The Burmese Enigma
Baladas Ghoshal
THE STATE IN MYANMAR by Robert H. Tagor Foundation Books, 2009, 554 pp., 895
March 2009, volume 33, No 3

Burma or what is now called Myanmar by its psychopathic military rulers, was living for many years in complete isolation away from world’s attention. Its now deceased architect of the regime, General Ne Win usurped power through a military coup in 1962 contrived a confused ideology of ‘Burmese Way to Socialism,’ nationalized most of the business enterprises and turned them into inefficient and corrupt undertakings, and led the richest country in Southeast Asia into economically a near-collapse by the late 1980s fuelling social and political turmoil. Realizing the utter bankruptcy and failure of his model of political and economic engineering, and that the regime had little time remaining to attempt to reverse the decline of the state and nation before revolutionary pressures overwhelmed them, Ne Win decided in August 1987 to introduce some political and economic reforms.

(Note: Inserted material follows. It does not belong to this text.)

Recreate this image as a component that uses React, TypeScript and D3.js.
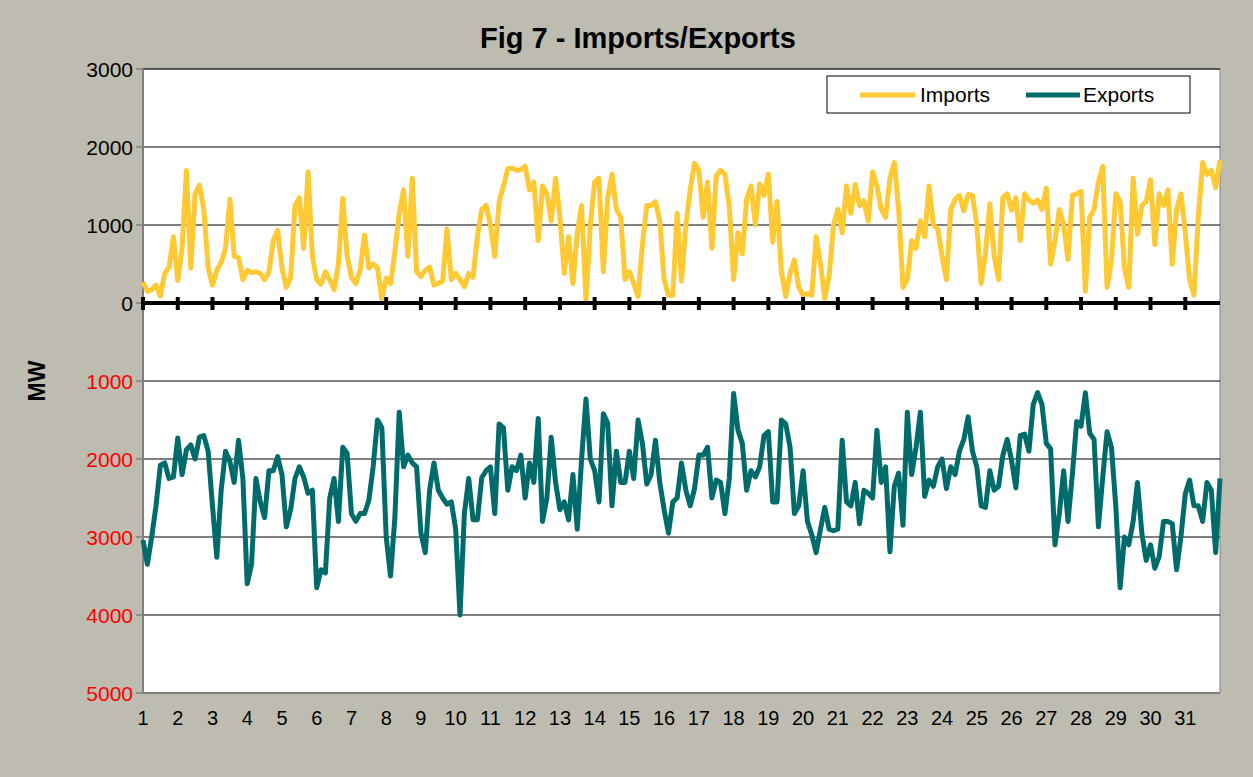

It was, however, too late, as the system he created was too entrenched and was beyond reform. Finally, he announced his resignation on 23 July 1988 at an extraordinary Burma Socialist Programme Party (BSPP) meeting, where he also proposed for a referendum on whether the public wished to revert to a multi-party political system but was rejected. The unwillingness of the BSPP Congress to consider conceding power in an orderly process, or propose a viable means of resolving the current social and political turmoil resulted in growing public disorder which eventually led to military take over in the name of State Law and Order Restoration Council (SLORC) and brutal suppression of public protest.

Out of those protests in the months of 1988 emerged a charismatic leader Daw Aung San Suu Kyi, the daughter of the General Aung San, leader of Burma’s independence struggle against the British and the Japanese. She returned to Yangon from England in March 1988, after a long absence of more than 25 years, to nurse her ailing mother, and emerged five months later as one of the most powerful symbols of political protest in the country, and perhaps more important, internationally. From her first major public address at the Shwedagon Pagoda, when she called the prevailing demonstrations part of a ‘second struggle for independence’ that struck a cord in the young and the old suffering under army’s oppressive rule, she emerged as the fulcrum of protest politics in Burma. The political party she was able to stitch together with disparate political groups of old politicians, new activists and students and coalition of ethnic groups, called the National League for Democracy was able to capture an overwhelming majority in the elections that were held in May 1990 under the auspices of SLORC. Despite large scale arrests of NLD leaders prior to elections and house arrest of Aung San Suu Kyi, NLS received 57.87 per cent of the valid vote, gaining 392 or 80.82 per cent of the constituencies contested. The SLORC floated National Unity Party could only get ten seats, even though its share of votes was just about 25 per cent. Despite this overwhelming victory, SLORC refused to hand over power to NLD on the pretext that a constitution needed to be drafted before power could be transferred. SLORC’s refusal to hand over power to an elected government and the international stature that Aung San Suu Kyi gained by that time through her unbreakable determination to fight for the cause of democracy and removal of military rule, suddenly brought Burma to international attention and with it a proliferation of literature trying to explain the dynamics of politics in Burma/Myanmar and the psychology of the reclusive military regime that is impervious to any political change in the country that challenges its dominance.